Objective
The main objective of this RFC is to introduce Data Masking as a native feature in Dgraph and integrate it into the Access Control List (ACL). Data Masking is a data protection technique that aims to prevent unauthorized access to sensitive information by masking or obscuring it. This feature is important in regions with strict data protection laws, such as Brazil and some countries in Europe, to prevent database administrators or malicious developers from leaking sensitive data. By implementing Data Masking in Dgraph, we can provide our users with an additional layer of security for their data.
Summary
Data masking is a technique that is used to protect sensitive data from unauthorized access or exposure. It involves replacing or obscuring sensitive data with fictitious(but realistic) data that has the same format and characteristics, but does not reveal the original data. It is known as “masked data”. This can be done to prevent data breaches, or to allow for the safe handling of sensitive data during development or testing processes.
One of the main reasons for using data masking is to comply with data privacy laws and regulations, such as the General Data Protection Regulation (GDPR) in Europe and the Lei Geral de Proteção de Dados (LGPD) in Brazil. These laws require companies to implement measures to protect the personal data of their customers and employees from unauthorized access or exposure.
Data masking can be applied to various types of data, such as personal identification numbers, financial information, health records, and more. It can be used in a variety of scenarios, including testing and development, data migration, and data analytics.
To illustrate the use of data masking, consider a company that is storing customer data in a database. This data includes sensitive information such as names, addresses, and credit card numbers. If the company wants to share this data with a third-party vendor for testing or development purposes, it can use data masking to obscure the sensitive data and protect it from being exposed.

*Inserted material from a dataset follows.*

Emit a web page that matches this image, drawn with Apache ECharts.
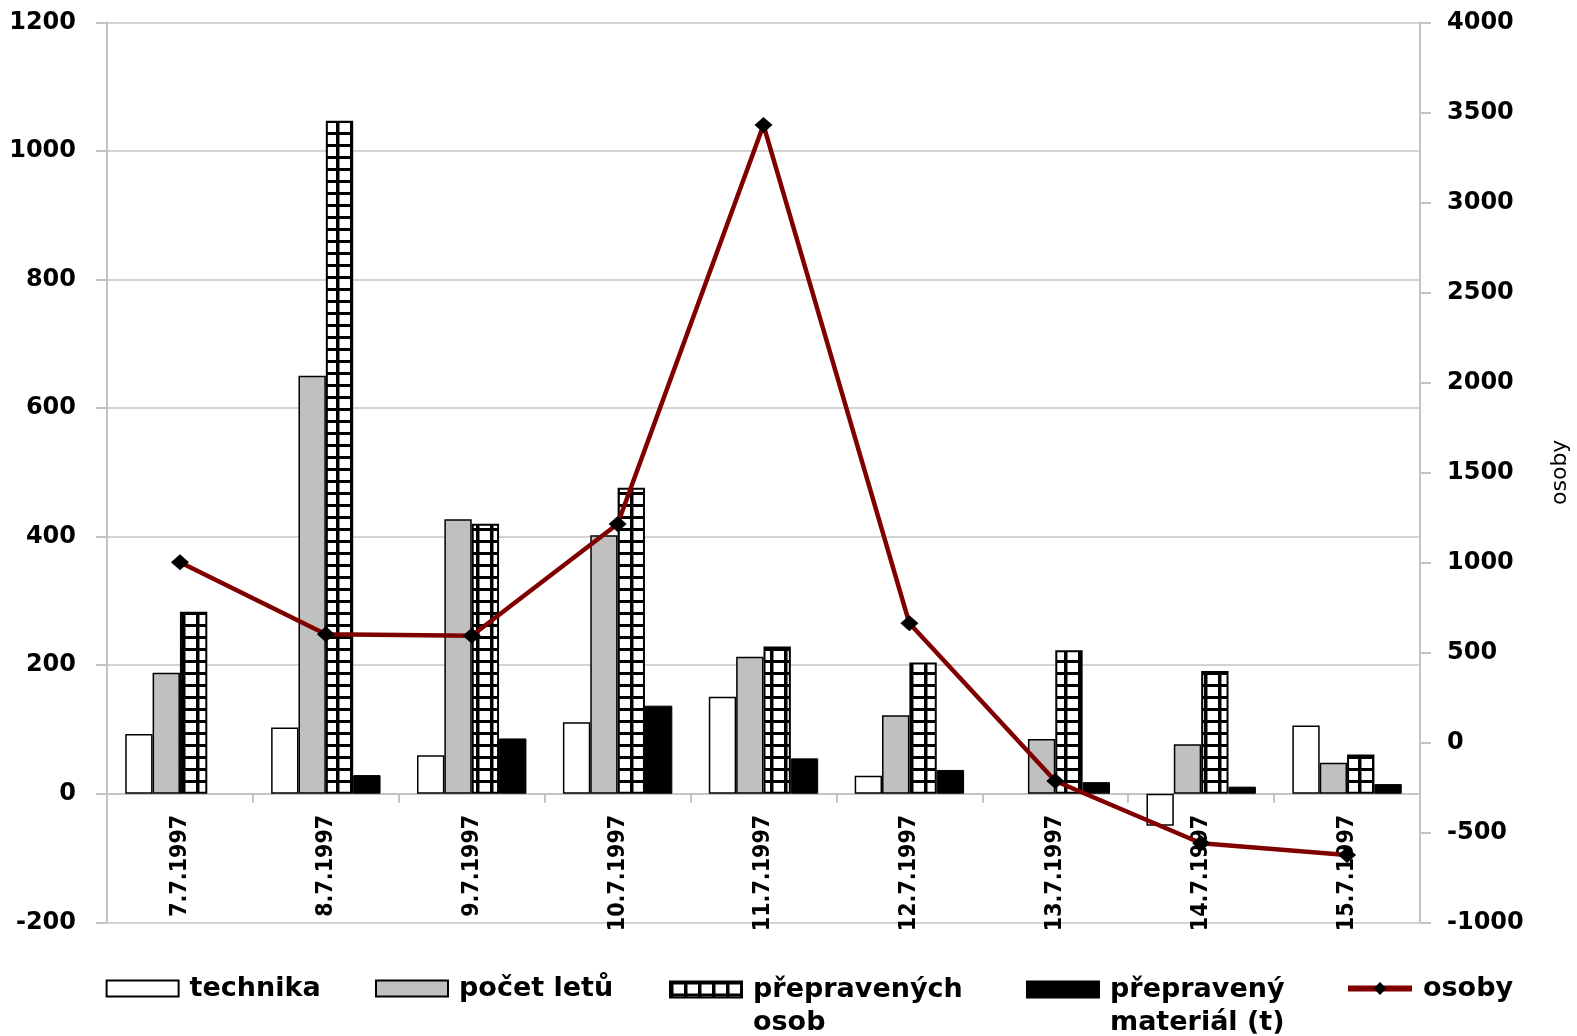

In summary, data masking is a valuable tool for protecting sensitive data and complying with data privacy laws. It helps companies to prevent unauthorized access or exposure of sensitive data, while still being able to use it for testing, development, and other purposes.
In practice
There are various methods for implementing data masking, including:
-
Randomization: This involves replacing sensitive data with randomly generated data that preserves the characteristics of the original data, such as data type and length.
-
Pseudonymization: This involves replacing sensitive data with a pseudonym or fake name or identifier that is not directly linked to the original data, but can still be used to identify an individual if necessary. In general it should be a fixed name, but change over time.
-
Substitution: This involves replacing sensitive data with fake data that follows the same format and structure as the original data. For example, replacing a person’s name with a randomly generated name.
-
Data obfuscation: This involves altering sensitive data in a way that makes it difficult to understand or interpret, while still maintaining some level of accuracy or relevance.
-
Data perturbation: This involves slightly altering sensitive data in a controlled and reversible way, so that it is still useful for testing or analysis purposes, but does not reveal any sensitive information.
-
Data suppression: This involves completely removing sensitive data from a dataset, either by deleting it or replacing it with a placeholder value.
-
Data subsetting: only keeping a subset of the data and removing sensitive elements.
-
Data shuffling: randomly rearranging or reordering data to obscure its original meaning.
-
Data blurring: obscuring sensitive data by making it blurry or unreadable.
-
Data redaction: removing or blacking out sensitive data from a document or record.
-
Data generalization: replacing specific data with more general categories or ranges to preserve the overall statistical pattern without revealing sensitive details.
-
Tokenization: This involves replacing sensitive data with a randomly generated token that represents the original data. The original data is then stored separately, and the token is used to access it.
-
End-2-End-Encryption: This involves using a mathematical algorithm to transform sensitive data into a secure, encoded form that can only be decrypted with the proper key.
Data masking is often used in industries that handle sensitive information, such as healthcare, finance, and government. In these industries, data masking can help to comply with regulations such as the General Data Protection Regulation (GDPR) in Europe and the Health Insurance Portability and Accountability Act (HIPAA) in the United States.
In summary, data masking is a valuable tool for protecting sensitive data from unauthorized access. It can be used in a variety of industries to ensure compliance with regulations and to prevent data breaches.
Implementation of Data Masking in Dgraph
One possibility for implementing native Data Masking in Dgraph would be to create a proxy Dgraph Node that communicates with the cluster and functions as a middleware, similar to Learner nodes. This proxy node would not be part of the RAFT consensus, but would have access to the data and the ability to route transactions. This would allow for Data Masking to be integrated into the Dgraph Access Control Layer (ACL). And have a clear separation of it.